The fourth assessment concluded that the Earth's temperature is likely to increase 2 to 11.5 degrees Fahrenheit by 2100.
'Large and destructive' fires in the tropics?
But Field said the fourth assessment underestimated the potential severity of climate change, mostly because China and India are building more and more coal-fired power plants to meet surging electric demand.
Looking ahead, of particular concern to Field are the tropics, which he said could start to ignite if higher temperatures lead to dry conditions.
"Tropical forests are essentially inflammable," Field said. "You couldn't get a fire to burn there if you tried. But if they dry out just a little bit, the result can be very large and destructive wildfires."
Loss of tropical forests to wildfires and deforestation could lead to higher atmospheric CO2 concentrations of 10 to 100 parts per million by the end of the century, he said.
In the Arctic, Field said, the release of CO2 from decaying organic matter "that has been frozen for millennia" is a more pressing short-term concern.

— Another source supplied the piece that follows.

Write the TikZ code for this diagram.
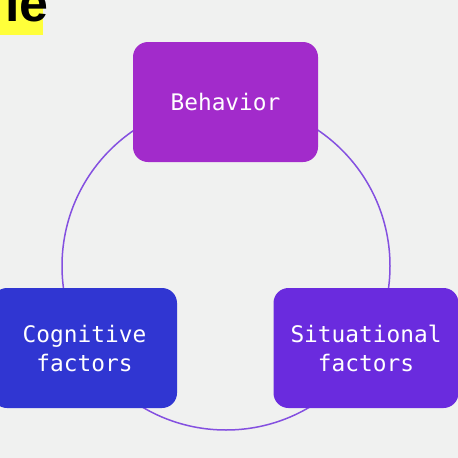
\documentclass[tikz,border=0pt]{standalone}
\usepackage{fontspec}
\newfontfamily\boxfont{DejaVu Sans Mono}
\newfontfamily\titlefont{Liberation Sans}
\definecolor{bg}{HTML}{F0F1F0}
\definecolor{behav}{HTML}{A22BCB}
\definecolor{cogn}{HTML}{3036D2}
\definecolor{situ}{HTML}{6A2BDE}
\definecolor{ring}{HTML}{8450E0}
\definecolor{hl}{HTML}{FFFF3A}
\tikzset{
  factorbox/.style={rounded corners=15pt, minimum width=185pt, minimum height=120pt,
    text=white, align=center, font=\boxfont\fontsize{22.8}{29}\selectfont, inner sep=0pt},
}
\begin{document}
\begin{tikzpicture}[x=1pt,y=-1pt]
\useasboundingbox (0,0) rectangle (458,458);
\fill[bg] (0,0) rectangle (458,458);
\begin{scope}
\clip (0,0) rectangle (458,458);
\fill[hl] (0,-5) rectangle (43,35);
\node[anchor=south east, inner sep=0pt, font=\titlefont\bfseries\fontsize{52}{52}\selectfont] (title) at (49,22) {le};
\draw[ring, line width=1.5pt] (226,266) circle (164);
\node[factorbox, fill=behav] (behavior) at (225.5,102) {Behavior};
\node[factorbox, fill=cogn] (cognitive) at (84.5,348) {Cognitive\\factors};
\node[factorbox, fill=situ] (situational) at (366,348) {Situational\\factors};
\end{scope}
\end{tikzpicture}
\end{document}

"The new estimate of the total amount of carbon that's frozen in permafrost soils is on the order of 1,000 billion tons," he said. "By comparison, the total amount of CO2 that's been released in fossil fuel combustion since the beginning of the Industrial Revolution is around 350 billion tons. So the amount of carbon that's stored in these frozen soils is truly vast."
Much of this carbon is trapped in plants that have been frozen for 25,000 to 50,000 years, Field said. The frozen plants are susceptible to decomposition when the tundra thaws, making the melting of permafrost a danger.